Хотя Ли Дачжану было чуть больше двадцати, он уже приобрёл среди молодых радикалов репутацию профессионального революционера. Он устроил для неё ряд тайных встреч, чтобы благополучно доставить её в штаб-квартиру партии, избежав ареста или другой репрессивной меры националистического правительства.
В начале 1933 года был назначен день, когда трём членам компартии предстояло как бы случайно встретиться с Цзян Цин на улицах Циндао. Ей сказали, чтобы она шла указанной ей дорогой в компании одного студента. Они должны были тесно прижиматься друг к другу, изображая влюблённых, но продвигаться осторожно, остерегаться шпионов и агентов и следить за условленными сигналами. Уловка удалась, и её доставили к людям, непосредственно представлявшим партию. Её дело подготовили, и к февралю она стала членом партии[35]

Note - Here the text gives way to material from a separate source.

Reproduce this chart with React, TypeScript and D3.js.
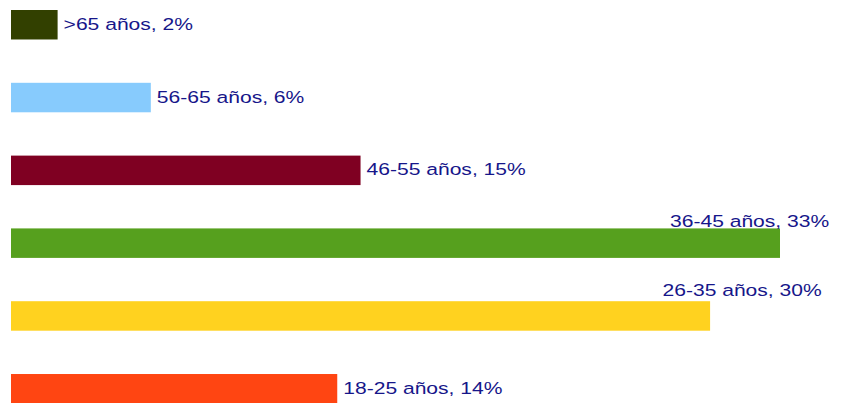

.Заговорщические козни, обеспечившие ей наконец членство в партии, закалили её, а также, видимо, повлияли на её внешность. В ту весну, вспоминала она, кое-кто из друзей, ничего не зная о том, что происходило с нею в политическом плане, дал ей прозвище Эр Ганьцзу (буквально «два стебля»), потому что ноги у неё были ужасно худые и она переставляла их с бравым видом. Она похудела, ибо питалась очень скудно: не ела почти ничего — каких-нибудь два шаобина (оладьи из пшеничной муки — обычная еда в Северном Китае) в день. Когда друзья-студенты спрашивали её, как это ей удается обходиться столь малым, она невинно лгала им — говорила, что ест у родственников. Ей следовало бы питаться в университетском общежитии, но это обходилось бы в восемь юаней в месяц, чего она не могла себе позволить. Экономила она и на другом: например, покупала в театр билеты третьего класса, хотя предпочла бы сидеть в первом.
Почему ей приходилось так экономить деньги? «Чтобы расплатиться с Ли Дачжаном!» — живо откликнулась она, отказавшись развивать эту тему, но намекая на то, что по крайней мере для неё существовала цена членства в партии.